Es kommt kein schlechtes Wort über seine Lippen. Geht es um "die jungen Leute", mit denen sein Sohn in den Neunzigerjahren herumzog, kann Professor Siegfried Mundlos nichts Böses entdecken. Nicht, als er sie zu ihren Treffen an den Baggersee fuhr, auch nicht, als sie am Lagerfeuer saßen. Vor allem einen nimmt der pensionierte Informatikprofessor immer wieder in Schutz: Ralf Wohlleben, den früheren NPD-Funktionär, der nun mit Beate Zschäpe auf der Anklagebank im NSU-Prozess sitzt. Der beschuldigt wird, für den NSU Waffen besorgt zu haben. Und der auch sein Auto zur Verfügung stellte, damit das Trio fliehen konnte.
Dieser Ralf Wohlleben ist für den Vater des Neonazis Uwe Mundlos ein ordentlicher Mann. So ordentlich, dass er ihn sogar im Januar 1998, als sein Auto mit Beate Zschäpe, Uwe Böhnhardt und Uwe Mundlos verschwunden war, in seinem eigenen Wagen zur Arbeit in einen Nachbarort fuhr, jeden Tag, morgens und abends. Recht ruhige Fahrten sollen das gewesen sein, sagt Vater Mundlos. Und: Er habe das Gefühl gehabt, dass Wohlleben mit "der Garagengeschichte" nichts zu tun haben wollte - mit jenem Sprengstoff-Fund in Zschäpes Garage, nach dem die Drei in den Untergrund abtauchten. Wohlleben habe auf ihn den Eindruck gemacht, dass er das Auto nur aus Kameradschaft zur Flucht zur Verfügung gestellt hatte. Deswegen habe er ihn auch chauffiert. "Der junge Mann sollte nicht auch noch berufliche Nachteile haben", sagt Professor Mundlos, "wegen einer solchen Unbedachtheit"

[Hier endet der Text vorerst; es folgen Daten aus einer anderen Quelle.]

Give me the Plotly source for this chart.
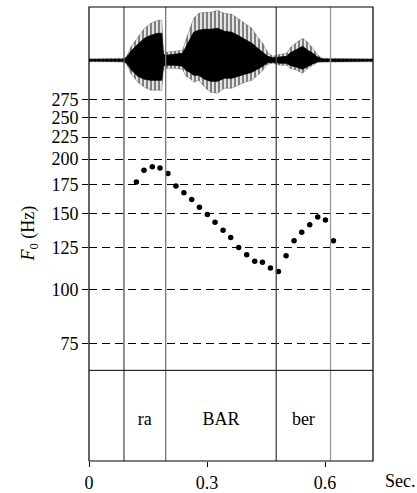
import math
import plotly.graph_objects as go

# ---------------- data ----------------
# F0 track (seconds, Hz)
f0_time = [0.1205, 0.1398, 0.1609, 0.1805, 0.2006, 0.2210, 0.2413, 0.2611, 0.2807,
           0.3010, 0.3204, 0.3408, 0.3603, 0.3806, 0.4010, 0.4213, 0.4409, 0.4612,
           0.4816, 0.5010, 0.5213, 0.5408, 0.5612, 0.5815, 0.6011, 0.6214]
f0_hz = [177.2, 188.6, 192.0, 190.9, 185.3, 173.5, 167.2, 161.4, 154.9,
         149.0, 143.0, 137.1, 131.9, 125.0, 120.2, 116.2, 115.6, 112.0,
         110.0, 119.6, 129.5, 135.6, 141.0, 147.1, 144.6, 129.5]

# waveform amplitude envelopes (seconds; arbitrary units)
wave_time = [0.000, 0.053, 0.088, 0.096, 0.106, 0.124, 0.141, 0.157, 0.175, 0.185,
             0.189, 0.195, 0.218, 0.238, 0.246, 0.256, 0.266, 0.279, 0.294, 0.309,
             0.327, 0.344, 0.363, 0.378, 0.396, 0.414, 0.429, 0.442, 0.454, 0.467,
             0.485, 0.503, 0.510, 0.528, 0.543, 0.556, 0.569, 0.582, 0.594, 0.722]
# peak envelope (tips of the pulses)
wave_hi = [1.5, 1.5, 2, 4, 13, 23, 32, 37, 40, 40,
           10, 8, 9, 10, 20, 30, 42, 47, 48, 48,
           50, 47, 46, 42, 37, 32, 23, 17, 8, 4,
           6, 7, 12, 18, 22, 18, 12, 5, 2, 1.5]
wave_lo = [-1.5, -1.5, -2, -4, -13, -22, -27, -30, -30, -30,
           -10, -8, -8, -9, -16, -18, -22, -20, -27, -32,
           -33, -28, -28, -25, -22, -20, -15, -10, -4, -3,
           -5, -5, -8, -10, -13, -8, -5, -2, -2, -1.5]
# solid core envelope
core_hi = [0.8, 0.8, 1.0, 3, 9, 16, 22, 25, 27, 27,
           6, 5, 6, 7, 13, 20, 28, 30, 31, 31,
           32, 29, 28, 25, 21, 17, 12, 8, 4, 2.5,
           3.5, 4, 7, 11, 14, 10, 7, 3, 1.2, 0.8]
core_lo = [-0.8, -0.8, -1.0, -3, -9, -16, -19, -20, -20, -20,
           -6, -5, -5, -6, -10, -12, -15, -15, -19, -21,
           -21, -18, -18, -16, -14, -12, -9, -6, -2.5, -2,
           -3, -3, -5, -7, -9, -6, -3.5, -1.5, -1.2, -0.8]

# segment tier
boundaries = [0.0889, 0.195, 0.476, 0.614]
boundary_colors = ["#555555", "#777777", "#444444", "#999999"]
seg_labels = ["ra", "BAR", "ber"]

x_ticks = [0, 0.3, 0.6]
x_ticklabels = ["0", "0.3", "0.6"]
y_ticks = [75, 100, 125, 150, 175, 200, 225, 250, 275]
x_max = 0.722

FONT = "Liberation Serif, Times New Roman, serif"
FS = 18

# domains (fractions of plot height)
tier_top = 0.19965
f0_top = 0.80123

fig = go.Figure()

# waveform: hatched pulse envelope + solid core
fig.add_trace(go.Scatter(
    x=wave_time + wave_time[::-1],
    y=wave_hi + wave_lo[::-1],
    fill="toself", mode="lines",
    fillpattern=dict(shape="|", fgcolor="black", bgcolor="white", size=4, solidity=0.6),
    line=dict(color="rgba(0,0,0,0.5)", width=0.5),
    xaxis="x", yaxis="y2", hoverinfo="skip"))
fig.add_trace(go.Scatter(
    x=wave_time + wave_time[::-1],
    y=core_hi + core_lo[::-1],
    fill="toself", fillcolor="black", mode="lines",
    line=dict(color="black", width=0.8),
    xaxis="x", yaxis="y2", hoverinfo="skip"))

# F0 dots
fig.add_trace(go.Scatter(
    x=f0_time, y=f0_hz, mode="markers",
    marker=dict(color="black", size=5.5),
    xaxis="x", yaxis="y"))

# segment labels
seg_centers = [(boundaries[i] + boundaries[i + 1]) / 2 for i in range(len(seg_labels))]
fig.add_trace(go.Scatter(
    x=seg_centers, y=[0.5] * len(seg_labels), text=seg_labels, mode="text",
    textfont=dict(family=FONT, size=FS, color="black"),
    xaxis="x", yaxis="y3"))

shapes = []
for b, c in zip(boundaries, boundary_colors):
    shapes.append(dict(type="line", xref="x", yref="paper", x0=b, x1=b, y0=0, y1=1,
                       line=dict(color=c, width=1.3)))
shapes.append(dict(type="line", xref="paper", yref="paper", x0=0, x1=1,
                   y0=tier_top, y1=tier_top, line=dict(color="black", width=1)))
shapes.append(dict(type="rect", xref="paper", yref="paper", x0=0, x1=1, y0=0, y1=1,
                   line=dict(color="black", width=1.2)))

fig.update_layout(
    width=417, height=493,
    margin=dict(l=89.3, r=43.7, t=6.7, b=32),
    paper_bgcolor="white", plot_bgcolor="white",
    showlegend=False,
    font=dict(family=FONT, size=FS, color="black"),
    xaxis=dict(domain=[0, 1], anchor="y3", range=[0, x_max], automargin=False,
               tickvals=x_ticks, ticktext=x_ticklabels,
               ticks="outside", ticklen=5, tickcolor="black", tickwidth=1,
               ticklabelstandoff=0,
               showgrid=False, zeroline=False, showline=False,
               tickfont=dict(family=FONT, size=FS, color="black")),
    yaxis=dict(domain=[tier_top, f0_top], anchor="x", type="log", automargin=False,
               range=[math.log10(65.0), math.log10(278.1)],
               tickvals=y_ticks, ticktext=[str(v) for v in y_ticks],
               ticks="outside", ticklen=6, tickcolor="black", tickwidth=1,
               showgrid=True, gridcolor="black", gridwidth=1, griddash="8px,5px",
               zeroline=False, showline=False,
               tickfont=dict(family=FONT, size=FS, color="black")),
    yaxis2=dict(domain=[f0_top, 1], anchor="x", range=[-37, 53.3], automargin=False,
                showgrid=False, zeroline=False, showticklabels=False, ticks=""),
    yaxis3=dict(domain=[0, tier_top], anchor="x", range=[0.05, 1.05], automargin=False,
                showgrid=False, zeroline=False, showticklabels=False, ticks=""),
    shapes=shapes,
    annotations=[
        dict(text="<i>F</i><sub>0</sub> (Hz)", textangle=-90, showarrow=False,
             xref="paper", x=0, xanchor="center", xshift=-59.3,
             yref="y domain", y=0.5, yanchor="middle",
             font=dict(family=FONT, size=FS, color="black")),
        dict(text="Sec.", showarrow=False,
             xref="paper", x=1, xanchor="left", xshift=10,
             yref="paper", y=0, yanchor="middle", yshift=-19.7,
             font=dict(family=FONT, size=FS, color="black")),
    ],
)

fig.write_html("out.html", config={"displayModeBar": False},
               post_script="document.body.style.margin='0';document.body.style.overflow='hidden';")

. Vater Mundlos ist voll des Lobes. "Ich hatte auf den Fahrten nicht das Gefühl, dass er sich auf so Bombendinge einlässt. Er schien mir überlegter, ruhiger als die anderen zu sein. Er sagte, er wolle über Parteien und Wahlen Einfluss gewinnen. Und ich dachte, er sei ein Familienmensch und dass er mehr den gemäßigten Weg gehen will."

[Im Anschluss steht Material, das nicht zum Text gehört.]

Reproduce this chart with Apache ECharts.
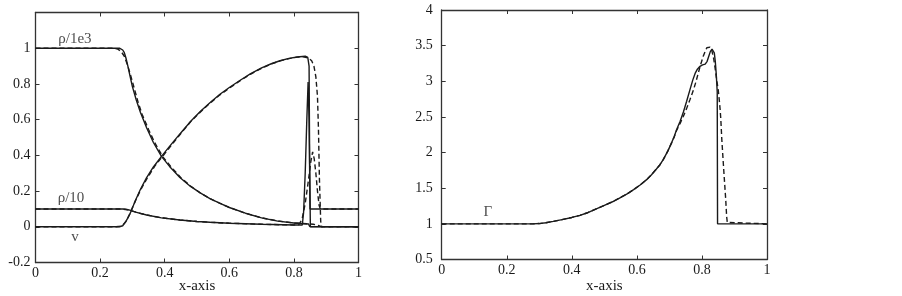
<!DOCTYPE html>
<html><head><meta charset="utf-8">
<script src="https://cdn.jsdelivr.net/npm/echarts@6/dist/echarts.min.js"></script>
<style>html,body{margin:0;padding:0;background:#fff}#c{width:902px;height:296px}</style>
</head><body><div id="c"></div>
<script>
// ---- Left panel data (x, value) ----
const rhoE3Solid = [[0,1],[0.26,1],[0.266,0.998],[0.27,0.99],[0.275,0.975],[0.28,0.945],[0.286,0.9],[0.292,0.85],[0.3,0.785],[0.312,0.71],[0.325,0.64],[0.344,0.555],[0.365,0.472],[0.39,0.394],[0.415,0.338],[0.447,0.276],[0.48,0.226],[0.51,0.19],[0.54,0.158],[0.57,0.132],[0.6,0.108],[0.65,0.076],[0.7,0.05],[0.75,0.032],[0.8,0.021],[0.845,0.016],[0.849,0.002],[1,0.001]];
const rhoE3Dashed = [[0,1],[0.24,1],[0.255,0.995],[0.265,0.982],[0.275,0.955],[0.285,0.905],[0.295,0.845],[0.305,0.78],[0.318,0.695],[0.33,0.63],[0.35,0.545],[0.37,0.468],[0.395,0.39],[0.42,0.335],[0.45,0.275],[0.48,0.228],[0.51,0.19],[0.54,0.158],[0.57,0.132],[0.6,0.108],[0.65,0.076],[0.7,0.05],[0.75,0.033],[0.8,0.021],[0.84,0.017],[0.86,0.014],[0.875,0.008],[0.885,0.001],[1,0.001]];
const rho10Solid = [[0,0.1],[0.27,0.1],[0.28,0.098],[0.292,0.093],[0.31,0.082],[0.344,0.066],[0.39,0.05],[0.447,0.038],[0.5,0.03],[0.54,0.025],[0.6,0.02],[0.7,0.014],[0.8,0.01],[0.826,0.01],[0.83,0.08],[0.835,0.3],[0.84,0.6],[0.844,0.81],[0.847,0.6],[0.85,0.1],[1,0.1]];
const rho10Dashed = [[0,0.1],[0.25,0.1],[0.27,0.099],[0.285,0.095],[0.3,0.088],[0.32,0.077],[0.344,0.066],[0.39,0.051],[0.447,0.038],[0.5,0.03],[0.54,0.025],[0.6,0.02],[0.7,0.014],[0.8,0.01],[0.815,0.012],[0.825,0.04],[0.835,0.13],[0.845,0.26],[0.852,0.36],[0.858,0.42],[0.863,0.38],[0.868,0.3],[0.873,0.2],[0.878,0.12],[0.882,0.1],[1,0.1]];
const vSolid = [[0,0],[0.26,0],[0.266,0.002],[0.27,0.006],[0.275,0.018],[0.28,0.03],[0.292,0.07],[0.31,0.15],[0.325,0.21],[0.344,0.275],[0.365,0.335],[0.39,0.394],[0.415,0.45],[0.447,0.52],[0.48,0.59],[0.51,0.645],[0.54,0.695],[0.571,0.742],[0.6,0.78],[0.635,0.822],[0.665,0.856],[0.7,0.89],[0.73,0.913],[0.757,0.93],[0.785,0.943],[0.81,0.951],[0.835,0.955],[0.843,0.948],[0.847,0.9],[0.849,0.3],[0.851,0],[1,0]];
const vDashed = [[0,0],[0.25,0],[0.262,0.003],[0.27,0.01],[0.278,0.025],[0.286,0.05],[0.296,0.09],[0.31,0.148],[0.325,0.205],[0.345,0.27],[0.37,0.342],[0.395,0.398],[0.42,0.455],[0.45,0.522],[0.48,0.588],[0.51,0.642],[0.54,0.692],[0.571,0.739],[0.6,0.776],[0.635,0.82],[0.665,0.854],[0.7,0.888],[0.73,0.912],[0.757,0.929],[0.785,0.942],[0.81,0.95],[0.83,0.952],[0.845,0.945],[0.855,0.93],[0.862,0.9],[0.868,0.84],[0.873,0.73],[0.876,0.55],[0.879,0.27],[0.883,0.03],[0.886,0],[1,0]];
// ---- Right panel data ----
const gammaSolid = [[0,1],[0.28,1],[0.3,1.004],[0.32,1.015],[0.343,1.035],[0.37,1.06],[0.4,1.09],[0.425,1.12],[0.446,1.152],[0.47,1.2],[0.5,1.26],[0.525,1.31],[0.548,1.366],[0.57,1.42],[0.59,1.48],[0.61,1.545],[0.63,1.62],[0.645,1.69],[0.66,1.77],[0.671,1.83],[0.681,1.9],[0.695,2.02],[0.707,2.14],[0.715,2.23],[0.722,2.32],[0.733,2.44],[0.743,2.57],[0.753,2.72],[0.763,2.88],[0.772,3.02],[0.779,3.11],[0.786,3.17],[0.794,3.21],[0.802,3.23],[0.81,3.24],[0.816,3.28],[0.821,3.35],[0.826,3.42],[0.831,3.45],[0.835,3.44],[0.838,3.4],[0.841,3.28],[0.844,3.1],[0.847,2.85],[0.848,1],[1,1]];
const gammaDashed = [[0,1],[0.28,1],[0.3,1.004],[0.32,1.015],[0.343,1.035],[0.37,1.06],[0.4,1.09],[0.425,1.12],[0.446,1.152],[0.47,1.2],[0.5,1.26],[0.525,1.31],[0.548,1.366],[0.57,1.42],[0.59,1.48],[0.61,1.545],[0.63,1.62],[0.645,1.69],[0.66,1.77],[0.671,1.83],[0.681,1.9],[0.695,2.02],[0.707,2.14],[0.715,2.22],[0.722,2.31],[0.733,2.41],[0.743,2.51],[0.753,2.62],[0.763,2.74],[0.774,2.88],[0.782,3.0],[0.789,3.12],[0.797,3.25],[0.804,3.35],[0.81,3.42],[0.815,3.47],[0.82,3.49],[0.825,3.48],[0.83,3.44],[0.836,3.32],[0.84,3.2],[0.845,3.03],[0.85,2.88],[0.853,2.75],[0.856,2.6],[0.858,2.47],[0.861,2.19],[0.865,1.9],[0.869,1.62],[0.873,1.35],[0.876,1.1],[0.878,1.02],[0.879,1],[1,1]];
// ---- Annotations ----
const leftLabels = [['ρ/1e3',0.122,1.05],['ρ/10',0.11,0.16],['v',0.122,-0.06]];
const rightLabels = [['Γ',0.142,1.16]];
const xAxisTitle = 'x-axis';

const FONT = 'Liberation Serif';
const INK = '#1a1a1a';
const chart = echarts.init(document.getElementById('c'));
function xAx(grid, pos, labels, gap){
  return {type:'value',gridIndex:grid,position:pos,min:0,max:1,interval:0.2,
    axisLine:{show:true,onZero:false,lineStyle:{color:'#333',width:1.3}},
    axisTick:{show:true,inside:true,length:4,lineStyle:{color:'#333'}},
    splitLine:{show:false},
    axisLabel:{show:labels,margin:4,color:INK,fontFamily:FONT,fontSize:14},
    name:labels?xAxisTitle:'',nameLocation:'middle',nameGap:gap||0,nameMoveOverlap:false,
    nameTextStyle:{color:INK,fontFamily:FONT,fontSize:15}};
}
function yAx(grid, pos, labels, min, max, iv, hideTop, margin){
  return {type:'value',gridIndex:grid,position:pos,min:min,max:max,interval:iv,
    axisLine:{show:true,onZero:false,lineStyle:{color:'#333',width:1.3}},
    axisTick:{show:true,inside:true,length:4,lineStyle:{color:'#333'}},
    splitLine:{show:false},
    axisLabel:{show:labels,margin:margin,color:INK,fontFamily:FONT,fontSize:14,
      formatter:function(v){ if(hideTop && Math.abs(v-max)<1e-9) return ''; return String(Math.round(v*10)/10);} }};
}
function line(data, xi, yi, dashed){
  return {type:'line',xAxisIndex:xi,yAxisIndex:yi,data:data,symbol:'none',smooth:false,silent:true,
    lineStyle:{color:INK,width:1.4,type:dashed?[5,3]:'solid'}};
}
function labels(arr, xi, yi){
  return {type:'scatter',xAxisIndex:xi,yAxisIndex:yi,symbolSize:0,silent:true,
    data:arr.map(a=>({name:a[0],value:[a[1],a[2]]})),
    label:{show:true,position:'inside',formatter:'{b}',color:INK,fontFamily:FONT,fontSize:15}};
}
chart.setOption({
  animation:false,
  backgroundColor:'#fff',
  grid:[{left:35.5,top:12.5,width:323,height:250,outerBoundsMode:'none',containLabel:false},
        {left:441.7,top:10,width:325.3,height:249.5,outerBoundsMode:'none',containLabel:false}],
  xAxis:[xAx(0,'bottom',true,16.5),xAx(0,'top',false),xAx(1,'bottom',true,19.5),xAx(1,'top',false)],
  yAxis:[yAx(0,'left',true,-0.2,1.2,0.2,true,5),yAx(0,'right',false,-0.2,1.2,0.2,true,5),
         yAx(1,'left',true,0.5,4,0.5,false,9),yAx(1,'right',false,0.5,4,0.5,false,9)],
  series:[
    line(rhoE3Dashed,0,0,true),line(rho10Dashed,0,0,true),line(vDashed,0,0,true),
    line(rhoE3Solid,0,0,false),line(rho10Solid,0,0,false),line(vSolid,0,0,false),
    line(gammaDashed,2,2,true),line(gammaSolid,2,2,false),
    labels(leftLabels,0,0),labels(rightLabels,2,2)
  ]
});
</script></body></html>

Vater Mundlos lässt nichts auf Wohlleben kommen
Mundlos hat Wohlleben gefragt nach seinem Sohn. Wohlleben habe gesagt, er wolle sich mit so einer Sache nicht abgeben. Die Ermittler sind aber mittlerweile sicher, dass Wohlleben der Kontaktmann des Trios war und ihnen willige Helfer schickte. Doch Vater Mundlos lässt auf den Mann nichts kommen. Er lobt, wie gewissenhaft der seiner Arbeit nachging.
Offensichtlich hat Vater Mundlos nicht viel mitgekriegt, was sich im Leben seines Sohnes ereignete. Demonstrationen, Skinheadtreffen, Polizeiaufgriffe - von all dem weiß er nichts. Am Ende sagt die Nebenklage-Vertreterin Doris Dierbach: "Der Zeuge malt uns ein romantisches Bild seines Sohnes, der eigentlich nicht in der rechten Szene war, sondern sich nur modisch für Springerstiefel und Bomberjacke interessiert hat." Auch der Kieler Anwalt Alexander Hoffmann erklärte, der Vater habe sich über die letzten Jahre in ein geschlossenes Vorstellungsbild hineingearbeitet, wonach sein Sohn ein unschuldiges Opfer sei.
Mehrere Nebenklage-Anwälte beantragten, den rechten Szeneanwalt Thomas Jauch als Zeugen zu vernehmen. An ihn hatte sich das Trio gewandt, als es im Untergrund war. Er habe auch andere Neonazis vertreten und könne vermutlich Aussagen zum Untertauchen des Trios machen. Auf Jauchs Grundstück in Lützen bei Leipzig fanden immer wieder Skinheadkonzerte statt.